- [Goal] Below are some records. Pull every line that contains the word "this".

- [Data to process]
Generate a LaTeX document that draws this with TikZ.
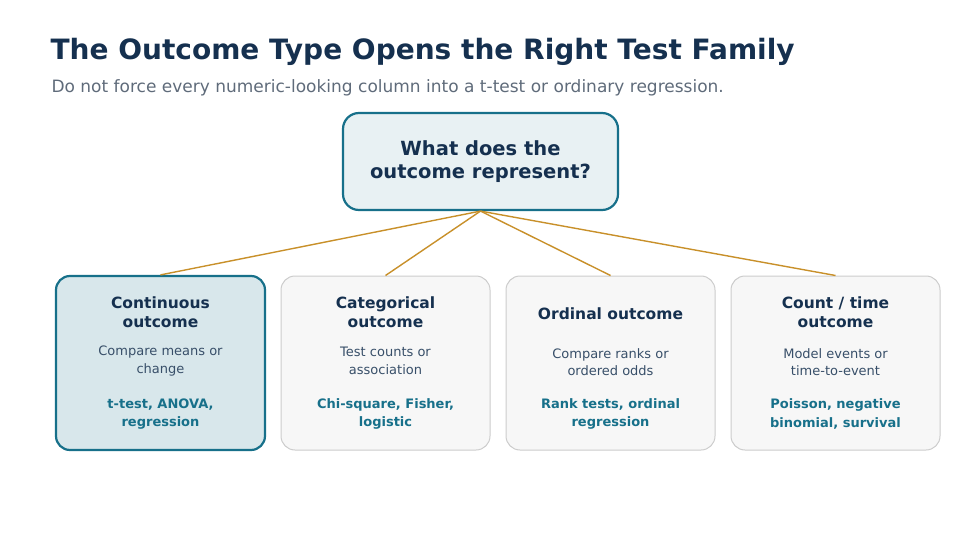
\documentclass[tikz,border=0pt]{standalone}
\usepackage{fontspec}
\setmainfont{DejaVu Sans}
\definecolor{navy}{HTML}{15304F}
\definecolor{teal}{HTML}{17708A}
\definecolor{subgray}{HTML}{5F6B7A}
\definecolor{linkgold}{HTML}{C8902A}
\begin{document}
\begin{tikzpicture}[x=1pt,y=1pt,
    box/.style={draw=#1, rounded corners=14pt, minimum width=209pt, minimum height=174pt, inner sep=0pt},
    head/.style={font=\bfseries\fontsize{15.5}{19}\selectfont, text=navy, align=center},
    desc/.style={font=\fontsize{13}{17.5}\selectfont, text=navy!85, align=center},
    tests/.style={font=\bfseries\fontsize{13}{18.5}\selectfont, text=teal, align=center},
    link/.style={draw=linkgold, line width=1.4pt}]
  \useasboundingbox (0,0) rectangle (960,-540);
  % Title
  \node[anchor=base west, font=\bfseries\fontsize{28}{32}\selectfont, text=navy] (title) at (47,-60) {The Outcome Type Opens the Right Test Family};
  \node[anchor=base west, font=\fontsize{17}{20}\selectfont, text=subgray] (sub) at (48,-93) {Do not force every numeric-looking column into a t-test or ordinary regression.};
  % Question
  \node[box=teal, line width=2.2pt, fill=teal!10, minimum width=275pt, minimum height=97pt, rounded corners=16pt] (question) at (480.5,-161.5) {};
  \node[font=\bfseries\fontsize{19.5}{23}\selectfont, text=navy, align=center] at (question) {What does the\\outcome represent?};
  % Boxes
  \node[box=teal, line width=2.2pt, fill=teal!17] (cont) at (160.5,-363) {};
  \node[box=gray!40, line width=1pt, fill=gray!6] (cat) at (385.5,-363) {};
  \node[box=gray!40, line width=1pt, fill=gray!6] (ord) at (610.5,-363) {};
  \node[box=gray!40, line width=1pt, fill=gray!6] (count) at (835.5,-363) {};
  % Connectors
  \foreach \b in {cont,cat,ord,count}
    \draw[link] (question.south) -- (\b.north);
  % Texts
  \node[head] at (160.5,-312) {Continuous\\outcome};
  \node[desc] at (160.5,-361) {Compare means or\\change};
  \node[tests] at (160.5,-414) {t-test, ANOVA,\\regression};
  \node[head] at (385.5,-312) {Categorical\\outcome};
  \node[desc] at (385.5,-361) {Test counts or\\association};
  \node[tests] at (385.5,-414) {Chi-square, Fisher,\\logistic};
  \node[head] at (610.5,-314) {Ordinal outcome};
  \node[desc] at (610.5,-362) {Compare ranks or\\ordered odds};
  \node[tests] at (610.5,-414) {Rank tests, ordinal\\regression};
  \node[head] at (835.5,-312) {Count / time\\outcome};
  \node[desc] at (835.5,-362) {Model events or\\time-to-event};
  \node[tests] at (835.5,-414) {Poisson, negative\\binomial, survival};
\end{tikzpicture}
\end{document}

--

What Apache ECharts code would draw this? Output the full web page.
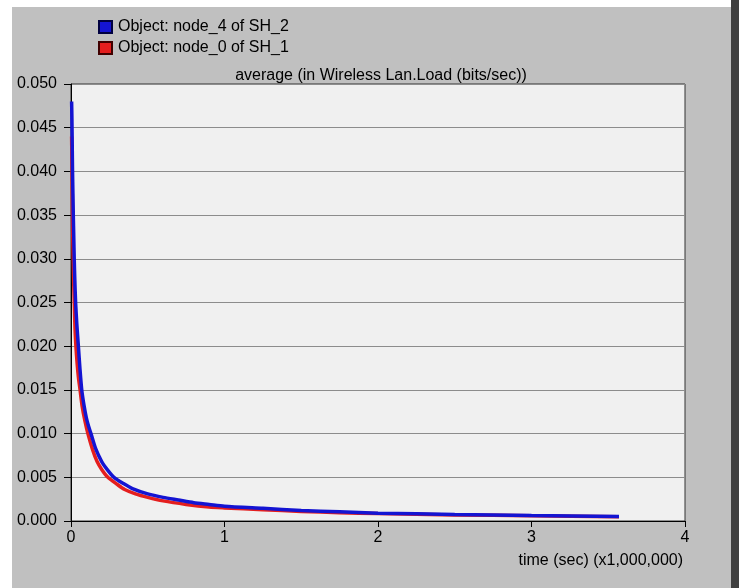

- [Exercise answer]
Generate a LaTeX document that draws this with TikZ.
What Apache ECharts code would draw this? Output the full web page.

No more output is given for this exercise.